Marion Zilio
Faceworld. Le visage au 21e siècle
PUF, 192 p., 19 euros
Qu’est-ce qu’un visage ? Ou, plutôt, de quoi est-il le nom et quels effets produit-il ? Dans un essai novateur, Marion Zilio questionne l’objet visage et déconstruit le socle épistémologique à partir duquel on l’a souvent appréhendé, à savoir comme lieu de l’intériorité, miroir de l’âme, expression des sentiments ou signature de la subjectivité. Traversant l’histoire de l’art (celle du portrait, l’avènement de la photographie…), la philosophie, les sciences humaines, elle soustrait le visage à sa naturalité, à son essentialisation, pour en pointer la construction.
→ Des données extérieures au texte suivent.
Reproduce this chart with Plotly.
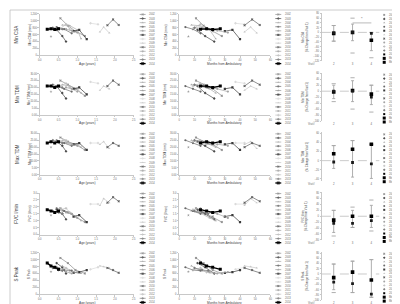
import plotly.graph_objects as go

W, H = 400, 304

# ---------------- data ----------------
patients = ["2002", "2003", "2004", "2005", "2006", "2007", "2008",
            "2009", "2010", "2011", "2012", "2013", "2014"]

ages = [[0.55, 0.75, 0.95, 1.2], [0.45, 0.6, 0.7], [0.6, 0.8, 1.0, 1.1],
        [0.45, 0.65, 0.85], [0.3], [0.9, 1.05, 1.25], [1.35, 1.55],
        [1.6, 1.7, 1.85], [1.8, 1.95, 2.1], [0.7, 0.85, 1.0],
        [0.55, 0.7, 0.8], [0.35, 0.5, 0.6], [0.2, 0.3, 0.4, 0.5]]

months = [[11, 16, 22, 28], [12, 17, 23], [8, 13, 20, 24], [4, 9, 14], [6],
          [30, 35, 40], [37, 43], [43, 47, 51], [43, 48, 53], [20, 25, 32],
          [9, 14, 18], [10, 15, 19], [14, 18, 22, 27]]

min_csa = [[1075, 860, 700, 560], [740, 560, 400], [880, 860, 740, 480],
           [820, 760, 640], [550], [700, 740, 470], [930, 900],
           [680, 820, 650], [870, 1040, 880], [760, 720, 660],
           [780, 900, 760], [800, 780, 760], [760, 770, 750, 770]]
min_tdm = [[25, 22, 19, 14], [21, 16, 12], [22, 21, 19, 16], [21, 19, 17],
           [17], [19, 20, 15], [24, 23], [18, 21, 19], [21, 25, 22],
           [20, 19, 17], [21, 23, 20], [22, 21, 20], [21, 21, 20, 21]]
max_tdm = [[27, 24, 22, 18], [24, 21, 17], [25, 23, 22, 20], [25, 23, 21],
           [20], [22, 23, 18], [23, 23], [22, 24, 19], [20, 23, 21],
           [23, 22, 21], [24, 25, 22], [25, 24, 23], [23, 24, 23, 24]]
fvc = [[1.9, 1.6, 1.3, 0.9], [1.8, 1.5, 1.1], [1.7, 1.6, 1.2, 1.0],
       [1.9, 1.7, 1.5], [1.4], [1.3, 1.4, 0.9], [2.2, 2.2], [2.1, 2.6, 2.3],
       [2.3, 2.7, 2.4], [1.6, 1.5, 1.2], [1.8, 1.9, 1.6], [1.7, 1.6, 1.5],
       [1.8, 1.7, 1.6, 1.7]]
s_peak = [[1050, 900, 700, 600], [900, 780, 600], [820, 700, 620, 600],
          [780, 700, 680], [650], [620, 640, 700], [720, 780],
          [820, 800, 760], [760, 700, 620], [650, 600, 640],
          [700, 760, 640], [760, 700, 680], [900, 820, 780, 720]]

row_names = ["Min CSA", "Min TDM", "Max TDM", "FVC l/min", "S Peak"]
row_units = ["Min CSA (mm²)", "Min TDM (mm)", "Max TDM (mm)", "FVC (l/min)", "S Peak"]
row_ranges = [[0, 1200], [0, 30], [0, 30], [0, 3], [0, 1200]]
row_dticks = [200, 5, 5, 0.5, 200]
row_formats = [",d", ".2f", ".2f", ".1f", ",d"]

visits = [2, 3, 4]
visit_labels = ["2", "3", "4"]
# percent change from visit 1 (per row): mean, median, error bar ends, extreme points
pct_mean = [[-4, 0, -33], [-3, 2, -10], [15, 25, 36], [-13, 0, 0], [-14, 7, -23]]
pct_median = [[-2, 0, -4], [0, 0, -20], [-3, -4, -7], [-24, -24, -15], [-31, -37, -77]]
pct_bar_hi = [[29, 35, 0], [20, 35, 20], [33, 44, 36], [20, 20, 37], [38, 49, 55]]
pct_bar_lo = [[-37, -35, -77], [-25, -35, -45], [-17, -36, -39], [-55, -38, -38], [-60, -71, -89]]
pct_pt_hi = [[29, 60, 0], [25, 45, 20], [33, 44, 36], [20, 31, 55], [38, 49, 55]]
pct_pt_lo = [[-37, -87, -107], [-35, -60, -70], [-47, -48, -50], [-67, -38, -50], [-71, -71, -89]]
pct_ranges = [[-122, 82], [-100, 62], [-44, 62], [-82, 82], [-100, 85]]

col3_legend = ["2002", "2003", "2004", "2005", "2007", "2009", "2010",
               "2011", "2012", "2013", "2014", "Mean", "Median"]

# ---------------- styles ----------------
colors = ["#8c8c8c", "#4a4a4a", "#ababab", "#6a6a6a", "#9a9a9a", "#3a3a3a",
          "#dadada", "#c8c8c8", "#5e5e5e", "#a4a4a4", "#bebebe", "#7c7c7c", "#000000"]
symbols = ["x", "diamond", "triangle-up", "circle", "star", "square", "diamond",
           "triangle-up", "x", "circle", "cross", "diamond", "square"]
widths = [0.7] * 12 + [1.3]
msizes = [2.2] * 12 + [3]
FONT = "Liberation Sans"
TXT = "#6a6a6a"
AX = "#c8c8c8"

row_vals = [min_csa, min_tdm, max_tdm, fvc, s_peak]
ROW_TOP0, ROW_STEP, PLOT_H = 4, 60.5, 42
COLX = [(30, 125), (171, 263), (315, 373)]


def px(x):
    return x / W


def py(y):
    return 1 - y / H


fig = go.Figure()
layout = dict(width=W, height=H, margin=dict(l=0, r=0, t=0, b=0),
              paper_bgcolor="white", plot_bgcolor="rgba(0,0,0,0)", showlegend=False,
              font=dict(family=FONT, color=TXT, size=3))
annotations = []
shapes = []


def axis_common(**kw):
    d = dict(showgrid=False, zeroline=False, showline=True, linecolor=AX, linewidth=0.6,
             ticks="outside", ticklen=1.5, tickwidth=0.5, tickcolor=AX,
             tickfont=dict(size=2.6, color=TXT, family=FONT))
    d.update(kw)
    return d


for r in range(5):
    top = ROW_TOP0 + ROW_STEP * r
    bot = top + PLOT_H
    vals = row_vals[r]
    for c in range(3):
        idx = r * 3 + c + 1
        xa = "xaxis" if idx == 1 else f"xaxis{idx}"
        ya = "yaxis" if idx == 1 else f"yaxis{idx}"
        xr = "x" if idx == 1 else f"x{idx}"
        yr = "y" if idx == 1 else f"y{idx}"
        x0, x1 = COLX[c]
        if c < 2:
            xs_all = ages if c == 0 else months
            for p in range(len(patients)):
                fig.add_trace(go.Scatter(
                    x=xs_all[p], y=vals[p], xaxis=xr, yaxis=yr, mode="lines+markers",
                    line=dict(color=colors[p], width=widths[p]),
                    marker=dict(symbol=symbols[p], size=msizes[p], color=colors[p],
                                line=dict(width=0))))
            if c == 0:
                layout[xa] = axis_common(domain=[px(x0), px(x1)], anchor=yr,
                                         range=[0, 2.5], dtick=0.5, tickformat=".1f")
            else:
                layout[xa] = axis_common(domain=[px(x0), px(x1)], anchor=yr,
                                         range=[0, 60], dtick=10)
            layout[ya] = axis_common(domain=[py(bot), py(top)], anchor=xr,
                                     range=row_ranges[r], dtick=row_dticks[r],
                                     tickformat=row_formats[r])
            annotations.append(dict(
                text="Age (years)" if c == 0 else "Months from Ambulatory",
                xref="paper", yref="paper", x=px((x0 + x1) / 2), y=py(bot + 8.5),
                showarrow=False, font=dict(size=3.2, color="#404040"),
                xanchor="center", yanchor="middle"))
            annotations.append(dict(
                text=row_units[r], xref="paper", yref="paper",
                x=px(x0 - 10 if c == 0 else x0 - 14), y=py((top + bot) / 2),
                textangle=-90, showarrow=False, font=dict(size=3.2, color="#404040"),
                xanchor="center", yanchor="middle"))
            # legend block
            lx = 131 if c == 0 else 268
            for p in range(len(patients)):
                ly = top + 0.5 + p * 4.15
                fig.add_trace(go.Scatter(
                    x=[lx, lx + 3, lx + 6], y=[ly, ly, ly], xaxis="x16", yaxis="y16",
                    mode="lines+markers", line=dict(color=colors[p], width=widths[p]),
                    marker=dict(symbol=symbols[p], size=[0, msizes[p], 0],
                                color=colors[p], line=dict(width=0))))
                annotations.append(dict(
                    text=patients[p], xref="paper", yref="paper", x=px(lx + 7.5), y=py(ly),
                    showarrow=False, font=dict(size=2.6, color=TXT),
                    xanchor="left", yanchor="middle"))
        else:
            ctop, cbot = top - 1, top + 48
            mean = pct_mean[r]
            fig.add_trace(go.Scatter(
                x=visits, y=pct_pt_hi[r], xaxis=xr, yaxis=yr, mode="markers",
                marker=dict(symbol="line-ew", size=3, line=dict(color="#8c8c8c", width=0.7))))
            fig.add_trace(go.Scatter(
                x=visits, y=pct_pt_lo[r], xaxis=xr, yaxis=yr, mode="markers",
                marker=dict(symbol="line-ew", size=3, line=dict(color="#8c8c8c", width=0.7))))
            fig.add_trace(go.Scatter(
                x=visits, y=mean, xaxis=xr, yaxis=yr, mode="markers",
                marker=dict(symbol="square", size=3.6, color="black"),
                error_y=dict(type="data", symmetric=False,
                             array=[h - m for h, m in zip(pct_bar_hi[r], mean)],
                             arrayminus=[m - lo for m, lo in zip(mean, pct_bar_lo[r])],
                             color="#a6a6a6", thickness=0.9, width=1.5)))
            fig.add_trace(go.Scatter(
                x=visits, y=pct_median[r], xaxis=xr, yaxis=yr, mode="markers",
                marker=dict(symbol="square", size=2.8, color="#1a1a1a")))
            layout[xa] = dict(domain=[px(x0), px(x1)], anchor=yr, range=[1.37, 4.42],
                              tickvals=visits, ticktext=visit_labels, showgrid=False,
                              zeroline=False, showline=False, ticks="", ticklabelstandoff=0,
                              tickfont=dict(size=2.8, color=TXT, family=FONT))
            layout[ya] = axis_common(domain=[py(cbot), py(ctop)], anchor=xr,
                                     range=pct_ranges[r], dtick=20, tickformat="d")
            shapes.append(dict(type="line", xref=f"{xr} domain", yref=yr, x0=0, x1=1,
                               y0=0, y1=0, line=dict(color="#a6a6a6", width=0.6, dash="dash")))
            annotations.append(dict(
                text="Visit#", xref="paper", yref="paper", x=px(305), y=py(cbot + 3),
                showarrow=False, font=dict(size=2.8, color=TXT),
                xanchor="center", yanchor="middle"))
            annotations.append(dict(
                text=row_names[r] + "<br>(% Change from Visit 1)", xref="paper", yref="paper",
                x=px(298), y=py((ctop + cbot) / 2), textangle=-90, showarrow=False,
                font=dict(size=2.8, color="#404040"), xanchor="center", yanchor="middle"))
            # right legend
            for i, name in enumerate(col3_legend):
                ly = top + 1 + i * 4.0
                if name in patients:
                    p = patients.index(name)
                    fig.add_trace(go.Scatter(
                        x=[378], y=[ly], xaxis="x16", yaxis="y16", mode="markers",
                        marker=dict(symbol=symbols[p], size=2.0, color=colors[p],
                                    line=dict(width=0))))
                else:
                    fig.add_trace(go.Scatter(
                        x=[378], y=[ly], xaxis="x16", yaxis="y16", mode="markers",
                        marker=dict(symbol="square", size=3, color="black")))
                annotations.append(dict(
                    text=name, xref="paper", yref="paper", x=px(381), y=py(ly),
                    showarrow=False, font=dict(size=2.6, color=TXT),
                    xanchor="left", yanchor="middle"))
    # row label
    annotations.append(dict(
        text=row_names[r], xref="paper", yref="paper", x=px(7), y=py(top + PLOT_H / 2),
        textangle=-90, showarrow=False, font=dict(size=4.5, color="#404040"),
        xanchor="center", yanchor="middle"))

# significance bracket in first % change panel
shapes.append(dict(type="line", xref="x3", yref="y3", x0=3, x1=4, y0=40, y1=40,
                   line=dict(color="#8c8c8c", width=0.6)))
annotations.append(dict(text="*", xref="x3", yref="y3", x=3.5, y=40, showarrow=False,
                        yanchor="bottom", font=dict(size=4, color=TXT)))

layout["xaxis16"] = dict(domain=[0, 1], range=[0, W], visible=False, anchor="y16",
                         fixedrange=True)
layout["yaxis16"] = dict(domain=[0, 1], range=[H, 0], visible=False, anchor="x16",
                         fixedrange=True)
shapes.append(dict(type="rect", xref="paper", yref="paper", x0=0, x1=1, y0=0, y1=1,
                   line=dict(color="#bfbfbf", width=0.8)))
layout["annotations"] = annotations
layout["shapes"] = shapes
fig.update_layout(**layout)
fig.write_html("out.html")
Loin d’être donné, le visage est produit par des dispositifs de pouvoir et de savoir, s’avère le résultat d’une cartographie juridique, politique… Faisant fond notamment sur les analyses deleuzio-guattariennes du visage comme instance de surcodage, de signifiance (et leur corrélat, l’appel à une dévisagéification, à un devenir imperceptible), l’auteure interroge l’évolution du visage pris comme artefact technique, ses métamorphoses d’une quête existentielle (modélisation d’un visage choisi, ouvrant sur l’altérité, l’androgynie chez Claude Cahun) en opérateur générant dés-identification, montage d’artifices (Cindy Sherman). Zilio prend à rebrousse-poil la thèse associant inflation des selfies et inflation du narcissisme. Que devient le visage contemporain immergé dans une économie de flux, de simulacres, de procédures de surveillance ? Que véhicule-t-il comme enjeux métaphysiques, politiques, comme rapports intersubjectifs à l’ère des selfies, de son embrigadement algorithmique ? En arrière de ces questions que Zilio explore de manière percutante, l’on se tournera vers une tout autre approche, l’approche lévinassienne, se demandant quelle place demeure pour le Visage comme sommation par l’Autre, espace de l’éthique.